In the comments section of this post, Reddit users speculated about the possibility that the names of the cabinets “Neriah,” “Yaritza,” “Samiyah,” and “Alyvia” were names of missing children. Some commenters directed people to the Russian search engine Yandex.com to input the SKU numbers for the products, suggesting that they’d find potentially inappropriate images of children. Other users debunked this, noting that any search with the SKU prefix “Src USA” brought up pictures of children.

Newsweek interviewed the Reddit user PrincessPeach1987 who told them that their post was not a direct accusation, but attempt to Β “see if anyone else had more details.”

In response to questions about high-priced cabinets, Wayfair told Newsweek in a statement:

“There is, of course, no truth to these claims. The products in question are industrial grade cabinets that are accurately priced. Recognizing that the photos and descriptions provided by the supplier did not adequately explain the high price point, we have temporarily removed the products from the site to rename them and to provide a more in-depth description and photos that accurately depict the product to clarify the price point.”

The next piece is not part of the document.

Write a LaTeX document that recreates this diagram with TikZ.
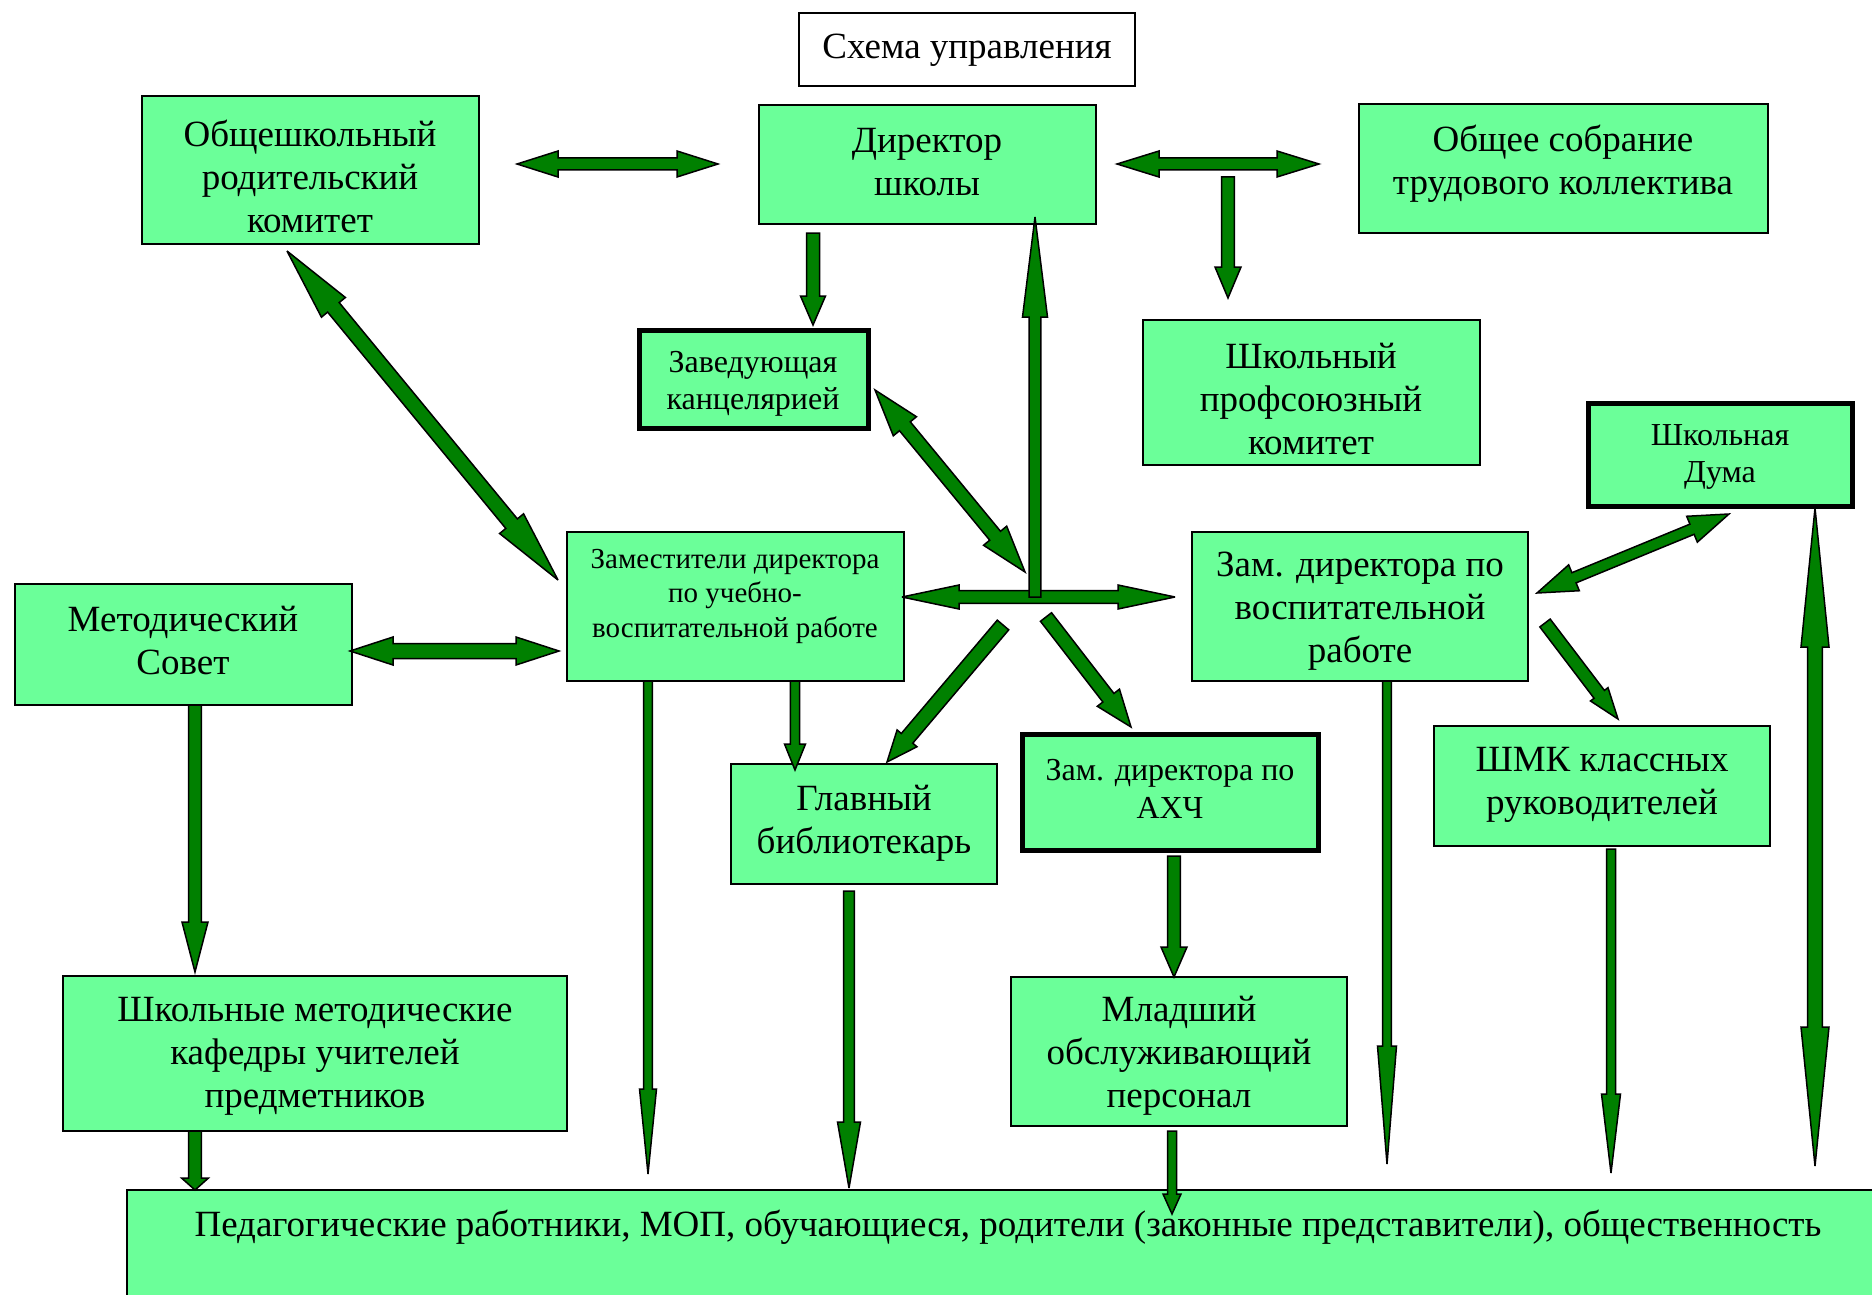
\documentclass[tikz,border=0pt]{standalone}
\usepackage{fontspec}
\setmainfont{Liberation Serif}
\usetikzlibrary{calc}
\definecolor{boxgreen}{RGB}{107,255,153}
\definecolor{arrgreen}{RGB}{0,128,0}
% single block arrow: from, to, half shaft, half head, head length
\newcommand\sarr[5]{%
  \path ($(#2)!#5!(#1)$) coordinate (hbx);
  \filldraw[arr] ($(#1)!#3!90:(#2)$) -- ($(hbx)!#3!90:(#2)$) -- ($(hbx)!#4!90:(#2)$) -- (#2)
    -- ($(hbx)!#4!-90:(#2)$) -- ($(hbx)!#3!-90:(#2)$) -- ($(#1)!#3!-90:(#2)$) -- cycle;}
% double block arrow
\newcommand\darr[5]{%
  \path ($(#1)!#5!(#2)$) coordinate (hax) ($(#2)!#5!(#1)$) coordinate (hbx);
  \filldraw[arr] (#1) -- ($(hax)!#4!90:(#2)$) -- ($(hax)!#3!90:(#2)$) -- ($(hbx)!#3!90:(#2)$)
    -- ($(hbx)!#4!90:(#2)$) -- (#2) -- ($(hbx)!#4!-90:(#2)$) -- ($(hbx)!#3!-90:(#2)$)
    -- ($(hax)!#3!-90:(#2)$) -- ($(hax)!#4!-90:(#2)$) -- cycle;}
\begin{document}
\begin{tikzpicture}[x=1pt,y=-1pt,
  box/.style={draw=black, line width=2pt, fill=boxgreen, inner sep=0pt, outer sep=0pt},
  thickbox/.style={box, line width=5pt},
  titlebox/.style={draw=black, line width=2pt, fill=white, inner sep=0pt},
  txt/.style={align=center, inner sep=0pt},
  big/.style={txt, font=\fontsize{37}{43}\selectfont},
  small/.style={txt, font=\fontsize{32}{37.5}\selectfont},
  arr/.style={fill=arrgreen, draw=black, line width=1.5pt, line join=miter, miter limit=4}]
\useasboundingbox[fill=white] (0,0) rectangle (1872,1295);

% boxes
\node[titlebox, minimum width=336, minimum height=73] (title) at (967,49.5) {};
\node[box, minimum width=337, minimum height=148] (parent) at (310.5,170) {};
\node[box, minimum width=337, minimum height=119] (dir) at (927.5,164.5) {};
\node[box, minimum width=409, minimum height=129] (general) at (1563.5,168.5) {};
\node[thickbox, minimum width=229, minimum height=98] (office) at (753.5,379) {};
\node[box, minimum width=337, minimum height=145] (union) at (1311.5,392.5) {};
\node[thickbox, minimum width=264, minimum height=103] (duma) at (1720,454.5) {};
\node[box, minimum width=337, minimum height=149] (depuv) at (735.5,606.5) {};
\node[box, minimum width=336, minimum height=149] (depv) at (1360,606.5) {};
\node[box, minimum width=337, minimum height=121] (metod) at (183.5,644.5) {};
\node[box, minimum width=266, minimum height=120] (lib) at (864,824) {};
\node[thickbox, minimum width=296, minimum height=116] (ahch) at (1170,792) {};
\node[box, minimum width=336, minimum height=120] (shmk) at (1602,786) {};
\node[box, minimum width=504, minimum height=155] (kaf) at (315,1053.5) {};
\node[box, minimum width=336, minimum height=149] (junior) at (1179,1051.5) {};
\node[box, minimum width=1763, minimum height=130] (bottom) at (1008.5,1255) {};

% arrow end points
\coordinate (pdA) at (517,164);  \coordinate (pdB) at (718,164);
\coordinate (dgA) at (1117,164); \coordinate (dgB) at (1319,164);
\coordinate (doA) at (813,233);  \coordinate (doB) at (813,325);
\coordinate (duA) at (1228,177); \coordinate (duB) at (1228,298);
\coordinate (hzA) at (902,597);  \coordinate (hzB) at (1175,597);
\coordinate (hub) at (1035,597); \coordinate (upB) at (1035,217);
\coordinate (ofA) at (875,390);  \coordinate (ofB) at (1025,572);
\coordinate (pvA) at (287,251);  \coordinate (pvB) at (558,580);
\coordinate (mvA) at (350,651);  \coordinate (mvB) at (559,651);
\coordinate (clA) at (1003,625); \coordinate (clB) at (887,762);
\coordinate (caA) at (1046,617); \coordinate (caB) at (1131,727);
\coordinate (v1A) at (648,681);  \coordinate (v1B) at (648,1174);
\coordinate (v2A) at (795,681);  \coordinate (v2B) at (795,770);
\coordinate (lbA) at (849,891);  \coordinate (lbB) at (849,1188);
\coordinate (ajA) at (1174,856); \coordinate (ajB) at (1174,977);
\coordinate (jbA) at (1172,1131);\coordinate (jbB) at (1172,1214);
\coordinate (vbA) at (1387,681); \coordinate (vbB) at (1387,1164);
\coordinate (dmA) at (1729,514); \coordinate (dmB) at (1537,593);
\coordinate (vsA) at (1545,623); \coordinate (vsB) at (1618,719);
\coordinate (sbA) at (1611,849); \coordinate (sbB) at (1611,1173);
\coordinate (rtA) at (1815,508); \coordinate (rtB) at (1815,1166);
\coordinate (mkA) at (195,705);  \coordinate (mkB) at (195,972);
\coordinate (kbA) at (195,1131); \coordinate (kbB) at (195,1190);

% arrows
\darr{pdA}{pdB}{6pt}{13pt}{41pt}
\darr{dgA}{dgB}{6pt}{13pt}{42pt}
\sarr{doA}{doB}{6.5pt}{12.5pt}{29pt}
\sarr{duA}{duB}{6.4pt}{13pt}{31pt}
\darr{hzA}{hzB}{6.4pt}{12pt}{57pt}
\sarr{hub}{upB}{5.8pt}{12.5pt}{100pt}
\darr{ofA}{ofB}{7pt}{15pt}{47pt}
\darr{pvA}{pvB}{7.5pt}{15.5pt}{73pt}
\darr{mvA}{mvB}{7.5pt}{14pt}{43pt}
\sarr{clA}{clB}{7.5pt}{13pt}{31pt}
\sarr{caA}{caB}{7pt}{14pt}{37pt}
\sarr{v1A}{v1B}{4.4pt}{8.5pt}{85pt}
\sarr{v2A}{v2B}{4.7pt}{10.5pt}{26pt}
\sarr{lbA}{lbB}{5.4pt}{11.5pt}{66pt}
\sarr{ajA}{ajB}{6.4pt}{13pt}{30pt}
\sarr{jbA}{jbB}{4.5pt}{9pt}{20pt}
\sarr{vbA}{vbB}{4.4pt}{9.5pt}{118pt}
\darr{dmA}{dmB}{5.5pt}{14pt}{40pt}
\sarr{vsA}{vsB}{6.5pt}{11pt}{31pt}
\sarr{sbA}{sbB}{4.5pt}{9.5pt}{79pt}
\darr{rtA}{rtB}{7.4pt}{14pt}{139pt}
\sarr{mkA}{mkB}{6.4pt}{13pt}{50pt}
\sarr{kbA}{kbB}{6.4pt}{13.5pt}{12pt}

% texts
\node[big] (titleT) at (967,50) {Схема управления};
\node[big] (parentT) at (310,176) {Общешкольный\\родительский\\комитет};
\node[big] (dirT) at (927,162) {Директор\\школы};
\node[big] (generalT) at (1563,164) {Общее собрание\\трудового коллектива};
\node[small] (officeT) at (753,384) {Заведующая\\канцелярией};
\node[big] (unionT) at (1311,399) {Школьный\\профсоюзный\\комитет};
\node[small] (dumaT) at (1720,457) {Школьная\\Дума};
\node[txt, font=\fontsize{29}{34.5}\selectfont] (depuvT) at (735,596) {Заместители директора\\по учебно-\\воспитательной работе};
\node[big] (depvT) at (1360,611) {Зам. директора по\\воспитательной\\работе};
\node[big] (metodT) at (183,641) {Методический\\Совет};
\node[big] (libT) at (864,823) {Главный\\библиотекарь};
\node[small] (ahchT) at (1170,789) {Зам. директора по\\АХЧ};
\node[big] (shmkT) at (1602,785) {ШМК классных\\руководителей};
\node[big] (kafT) at (315,1056) {Школьные методические\\кафедры учителей\\предметников};
\node[big] (juniorT) at (1179,1056) {Младший\\обслуживающий\\персонал};
\node[big] (bottomT) at (1008,1227) {Педагогические работники, МОП, обучающиеся, родители (законные представители), общественность};
\end{tikzpicture}
\end{document}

Although unrelated to human trafficking, Wayfair has been the subject of controversy in the past. In 2019, company employees organized a walkout to protest Wayfair’s sale to a government contractor furnishing a federal detention center for migrants near the U.S.-Mexico border.

Although the human trafficking theory is unsubstantiated, it has spread online, causing Wayfair to trend on Twitter where theorists are linking it to Pizzagate and QAnon conspiracies, suggesting that the financial and political elite are involved in this supposed trafficking. Some people have been sharing images of overpriced pillows with names that match those of missing children. In addition to pointing out when information is downright fabricated, many people are debunking these theories by suggesting that a pricing error is a more likely explanation than a secret child sex trafficking ring.

https://twitter.com/zarimx/status/1281522620555505665

https://twitter.com/QTheWakeUp/status/1281617313821794304

The recent Wayfair conspiracy theory is largely based on speculation, paranoia, and misleading information. It should be noted that the majority of child victims of sexual violence know the perpetrator. Human trafficking and child predation are serious issues that should not be ignored, but spreading false conspiracy theories does nothing to protect real victims of such violence.